Истоки

Сергей Ефимович Шубин
Эта удивительная история началась давно и обычно об этом пишут так: «Наконец, весной 1834 года в жизни Петра Ершова произошло, пожалуй, самое радостное событие. Профессор русской словесности Пётр Александрович Плетнёв, большой друг русских поэтов и писателей, вошёл в аудиторию, возбуждённый, взволнованный и вместо обычной лекции, поднявшись на кафедру, прочёл стихотворную сказку «Конёк-горбунок». А в ответ на восторженные аплодисменты слушателей он поднял со студенческой скамьи самого виновника торжества, Петра Павловича Ершова, поздравив его с настоящим литературным успехом. Затем в апрельском и июньском номерах «Библиотеки для чтения» за 1834 год сказка Ершова предстала на суд взыскательной петербургской публики. Сам Пушкин, прочтя её, сказал: «Ершов владеет языком точно своим крепостным мужиком. Теперь мне можно и оставить этот род поэзии»… в памяти современников и потомков осталось лишь одно юношеское произведение, «проба пера» 19-летнего автора. Всё написанное им позднее не выдержало ни суда современников, ни испытания временем и осталось достоянием узкого круга любителей русской словесности. Загадка неожиданного взлёта Ершова и столь же внезапного угасания до сих пор волнует знатоков его творчества и до сих пор она окончательно не разгадана» (1).
Смотрю глазами следователя и спрашиваю: а не было ли каких-нибудь других, пусть и не главных, но всё же причин и отдельной публикации первой части «Конька», и чтения её студентам университета?
Ответ, я думаю, может дать следующая версия: по всем признакам П.А.Плетнёв, этот ближайший друг Пушкина, читал первую часть «Конька» своим студентам не только до публикации (а иначе как бы он «раскрыл изумлённой аудитории имя автора», если оно уже напечатано в журнале!), но даже и до времени получения цензурного разрешения. А это уже определённый риск, поскольку некоторые строки из этой первой части цензор всё же вымарал. И я думаю, что если бы руководство Петербургского императорского университета узнало о чтении студентам нецензурных строк «Конька», то у Плетнёва могли бы быть серьёзные неприятности.

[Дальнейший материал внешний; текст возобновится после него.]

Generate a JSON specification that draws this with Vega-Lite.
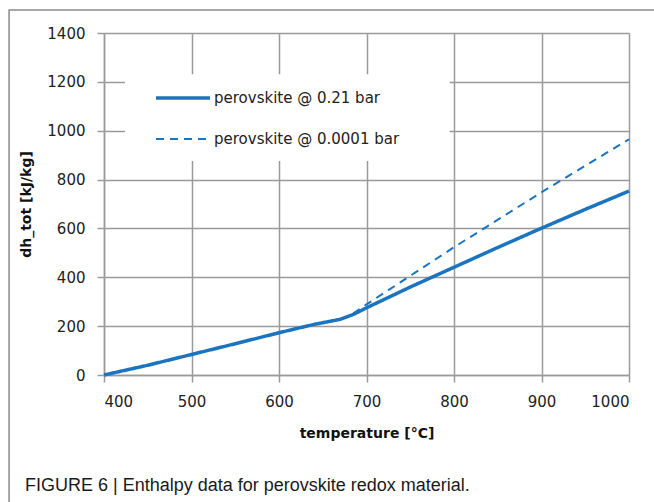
{
  "$schema": "https://vega.github.io/schema/vega-lite/v6.json",
  "width": 525,
  "height": 342,
  "autosize": {"type": "none"},
  "padding": {"left": 104, "top": 33, "right": 25, "bottom": 127},
  "background": "white",
  "config": {
    "view": {"stroke": null},
    "font": "DejaVu Sans",
    "axis": {
      "grid": true,
      "domainColor": "#9a9a9a",
      "domainWidth": 1.5,
      "gridColor": "#9a9a9a",
      "gridWidth": 1.5,
      "gridOpacity": 1,
      "tickColor": "#9a9a9a",
      "tickWidth": 1.5,
      "tickSize": 7,
      "labelColor": "#222222",
      "labelFontSize": 15,
      "labelLimit": 0,
      "titleFontSize": 14,
      "titleFontWeight": "bold",
      "titleColor": "#111111"
    }
  },
  "title": {
    "text": "FIGURE 6 | Enthalpy data for perovskite redox material.",
    "orient": "bottom",
    "anchor": "start",
    "frame": "group",
    "baseline": "top",
    "offset": -31,
    "dx": -79,
    "font": "Liberation Sans",
    "fontSize": 18,
    "fontWeight": "normal",
    "color": "#1a1a1a"
  },
  "layer": [
    {
      "data": {"values": [{}]},
      "mark": {"type": "rect", "fill": null, "stroke": "#8a8a8a", "strokeWidth": 1.5, "clip": false},
      "encoding": {
        "x": {"datum": 291.5, "type": "quantitative"},
        "x2": {"datum": 1200},
        "y": {"datum": 1494, "type": "quantitative"},
        "y2": {"datum": -540}
      }
    },
    {
      "data": {"values": [{}]},
      "mark": {"type": "rect", "fill": "white", "stroke": null},
      "encoding": {
        "x": {"datum": 424, "type": "quantitative"},
        "x2": {"datum": 795},
        "y": {"datum": 1231, "type": "quantitative"},
        "y2": {"datum": 876}
      }
    },
    {
      "data": {
        "values": [
          {"t": 400, "h": 0, "series": "perovskite @ 0.21 bar"},
          {"t": 450, "h": 40, "series": "perovskite @ 0.21 bar"},
          {"t": 500, "h": 84, "series": "perovskite @ 0.21 bar"},
          {"t": 550, "h": 128, "series": "perovskite @ 0.21 bar"},
          {"t": 600, "h": 173, "series": "perovskite @ 0.21 bar"},
          {"t": 640, "h": 207, "series": "perovskite @ 0.21 bar"},
          {"t": 670, "h": 228, "series": "perovskite @ 0.21 bar"},
          {"t": 685, "h": 248, "series": "perovskite @ 0.21 bar"},
          {"t": 700, "h": 275, "series": "perovskite @ 0.21 bar"},
          {"t": 750, "h": 360, "series": "perovskite @ 0.21 bar"},
          {"t": 800, "h": 441, "series": "perovskite @ 0.21 bar"},
          {"t": 850, "h": 522, "series": "perovskite @ 0.21 bar"},
          {"t": 900, "h": 601, "series": "perovskite @ 0.21 bar"},
          {"t": 950, "h": 678, "series": "perovskite @ 0.21 bar"},
          {"t": 1000, "h": 753, "series": "perovskite @ 0.21 bar"},
          {"t": 670, "h": 228, "series": "perovskite @ 0.0001 bar"},
          {"t": 685, "h": 252, "series": "perovskite @ 0.0001 bar"},
          {"t": 700, "h": 289, "series": "perovskite @ 0.0001 bar"},
          {"t": 800, "h": 523, "series": "perovskite @ 0.0001 bar"},
          {"t": 900, "h": 748, "series": "perovskite @ 0.0001 bar"},
          {"t": 1000, "h": 965, "series": "perovskite @ 0.0001 bar"}
        ]
      },
      "mark": {"type": "line", "color": "#1a74c0"},
      "encoding": {
        "x": {
          "field": "t",
          "type": "quantitative",
          "title": "temperature [°C]",
          "scale": {"domain": [400, 1000], "nice": false, "zero": false},
          "axis": {"values": [400, 500, 600, 700, 800, 900, 1000], "format": "d", "grid": true, "labelPadding": 12, "titlePadding": 17}
        },
        "y": {
          "field": "h",
          "type": "quantitative",
          "title": "dh_tot [kJ/kg]",
          "scale": {"domain": [0, 1400], "nice": false},
          "axis": {"values": [0, 200, 400, 600, 800, 1000, 1200, 1400], "format": "d", "grid": true, "labelPadding": 12, "titlePadding": 13}
        },
        "strokeDash": {
          "field": "series",
          "type": "nominal",
          "scale": {"domain": ["perovskite @ 0.21 bar", "perovskite @ 0.0001 bar"], "range": [[1, 0], [8, 6]]},
          "legend": {
            "title": null,
            "orient": "none",
            "legendX": 50,
            "legendY": 36,
            "symbolType": "stroke",
            "symbolSize": 2916,
            "symbolStrokeColor": "#1a74c0",
            "labelFontSize": 15,
            "labelLimit": 0,
            "labelColor": "#222222",
            "labelOffset": 2,
            "rowPadding": 5
          }
        },
        "strokeWidth": {
          "field": "series",
          "type": "nominal",
          "scale": {"domain": ["perovskite @ 0.21 bar", "perovskite @ 0.0001 bar"], "range": [3.5, 2]},
          "legend": null
        }
      }
    }
  ]
}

И поэтому вопросы: зачем Плетнёв, прекрасно знавший, например, о том, что ранее только за чтение в узком кругу друзей неопубликованного «Бориса Годунова» Пушкин получил нагоняй от Бенкендорфа, рисковал, читая студентам не прошедшего цензуру «Конька»? Или он очень хотел посмотреть на реакцию «изумлённой аудитории» после раскрытия ей имени автора? Или он боялся, что после представления этого автора кто-нибудь из его сокурсников вдруг встанет да и скажет при всех: «Да не мог Петька Ершов такую сказку написать, потому что …»? И доводы несогласного студента могли бы оказаться весьма убедительными!
Но никто из «изумлённой аудитории» не встал и не возмутился. Ни после пробного чтения, ни после пробной, на мой взгляд, публикации первой части. Так же, как и все другие читатели или слушатели сказки. И «Конёк» начал свой удивительный путь под именем никому ранее неизвестного «сказочника» Петра Павловича Ершова, человека весьма скрытного и, по определению его университетского товарища А.К.Ярославцева, «загадочного», сына умершего в прошлом году полицейского чиновника.
1. Ю.В.Лебедев «Русский сказочник». «Литература в школе», №2, 1990, с.2.